As device geometries shrink, the gate leakage current contributes proportionally more to the overall device leakage current. One technique to reduce the gate leakage current is to replace the gate insulator material with a dielectric material having a higher dielectric constant (e.g., a high-k dielectric), such as a hafnium-based oxide. However, the threshold voltage (Vt) of a high-k device is more sensitive to the device width (W). Because device width will vary from one device to another depending on the design needs, when high-k dielectric materials are used in conventional processes, the variation in the gate widths produces unacceptably wide variations in threshold voltages among devices.
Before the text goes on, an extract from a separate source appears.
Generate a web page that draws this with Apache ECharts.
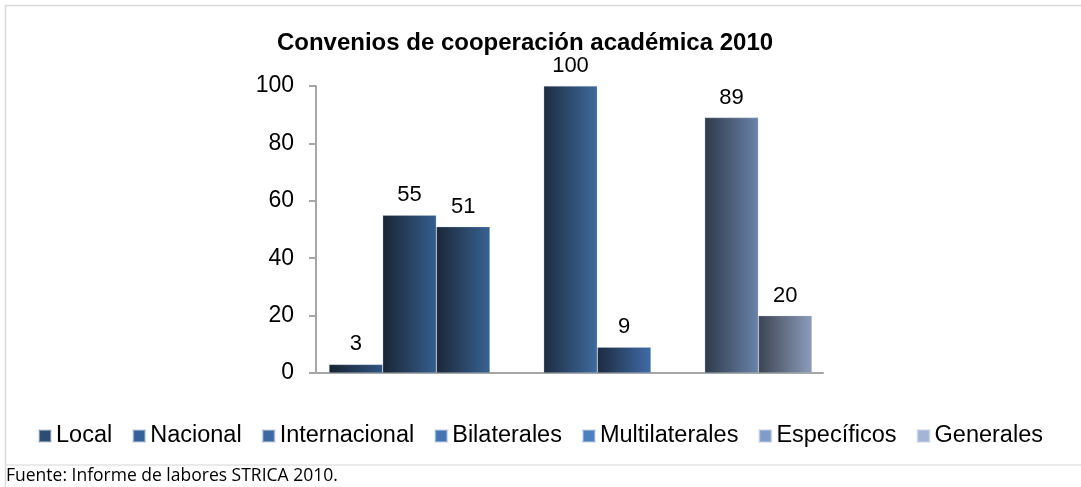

In practice, the width of the gate stack is often greater than the width of the underlying semiconductor material and overlaps onto the field oxide. This accounts for potential misalignment as well as rounding of an end of the gate line and ensures that the length of the channel formed during subsequent ion implantation steps is consistent along the device width and that the drain and source regions of the device are not contiguous. However, it is believed that the threshold voltage sensitivity in high-k devices is attributable to oxygen diffusing from the field oxide to the gate stack, also known as the antenna effect. One proposed approach to this issue involves nitridation of the surface of the field oxide. While this reduces the threshold voltage sensitivity, the threshold voltage remains sensitive to device width because oxygen from the field oxide underlying the nitride will still diffuse to the gate stack.